The Euro Pound (EUR GBP) exchange rate has fluctuated this morning as markets growing increasingly concerned about the outcome of the upcoming French elections.

Far-right candidate and Eurosceptic Marine Le Pen currently leads first round polls, with the National Front Leader expected to claim 24% of the vote against her main rival and independent candidate Emmanuel Macron’s expected 23%.

While Macron is expected to comfortably claim the second round of elections with around 60% of the vote, markets are reluctant to rule Le Pen out of the running, following the shock of Brexit and Trump last year.

Furthermore a sudden surge in support for far-left candidate Jean-Luc Melenchon has sowed further uncertainty ahead of the voting later this month as he rocketed to 4th place in the daily Ifop-Fiducial poll.

Rabobank strategist Lyn Graham-Taylor said;

‘Two weeks ago, investors were starting to get comfortable with the idea of a Macron victory, but with the rise of Melenchon this is on the verge of becoming a four-horse race.’

With voter turnout expected to be at a record low as electorate apathy continues to grow Macron could find his chances damaged by the rise of Melenchon as it potentially spits his voters, something that is unlikely to impact Le Pen as she enjoys almost fanatical support from her followers.

EUR GBP was still able to rally this morning however thanks to an impressive ZEW Economic Sentiment index from German as confidence rocketed from 12.8 to 19.5 in April, far outpacing an expected rise to 14.0 as markets expect economic activity to continue to rise over the coming months.

Meanwhile the Pound was strengthened this morning by the release of the UK’s latest Consumer Price Index, with Britain’s inflation rate showing a remarkable level of resilience in March.

According to data released by the Office for National Statistics (ONS) the UK’s inflation rate held at a three-year high of 2.3% last month, despite a considerable decline in fuel prices following the slump in oil at the start of March.

The strong inflation figures last month were largely driven by an uptick in prices for food, alcohol and tobacco, clothing and footwear and good and services, which all saw notable growth in March and helped to offset the fall in fuel and transport costs.

However there are fears that the high rate of inflation, combined with anaemic wage growth could place further pressure on households later this year, likely leading to another drop in consumer spending.

Laith Khalaf, senior analyst at Hargreaves Lansdown said;

‘The inflationary squeeze that’s coming is going to mean consumers have to spend more at the check outs and petrol pumps, and that reduces their capacity to fund discretionary spending. It also reduces people’s propensity to save, which is particularly worrying at a time when the UK’s savings ratio is at its lowest level since the 1960s.’

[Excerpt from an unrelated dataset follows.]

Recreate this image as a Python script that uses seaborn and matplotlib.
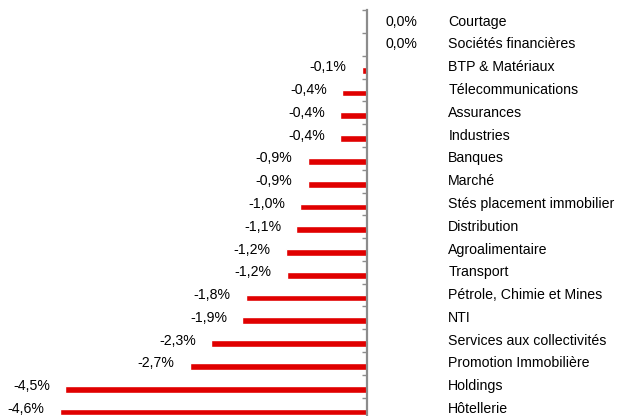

Markets are optimistic however that the Bank of England (BoE) will begin discussing the possibility of tightening its monetary policy in order to combat the increase inflationary pressure as this marks the second consecutive month that inflation has outstripped the central bank’s target rate of 2%.

Looking ahead the EUR GBP exchange rate may stumble again tomorrow if Germany’s Wholesale Prices contracted in March as some analysts predict, with current forecasts predicting that prices will have fallen from 0.5% to -0.2%.

Meanwhile the Pound’s movement on Wednesday will be driven by the tone of Mark Carney’s speech tomorrow morning, with Sterling likely to fall unless the BoE Governor hints towards a potential rate hike sometime in the foreseeable future.

Current Interbank Exchange Rates

At the time of writing the EUR GBP exchange rate was trending around 0.85 and the GBP EUR exchange rate was trending around 1.17.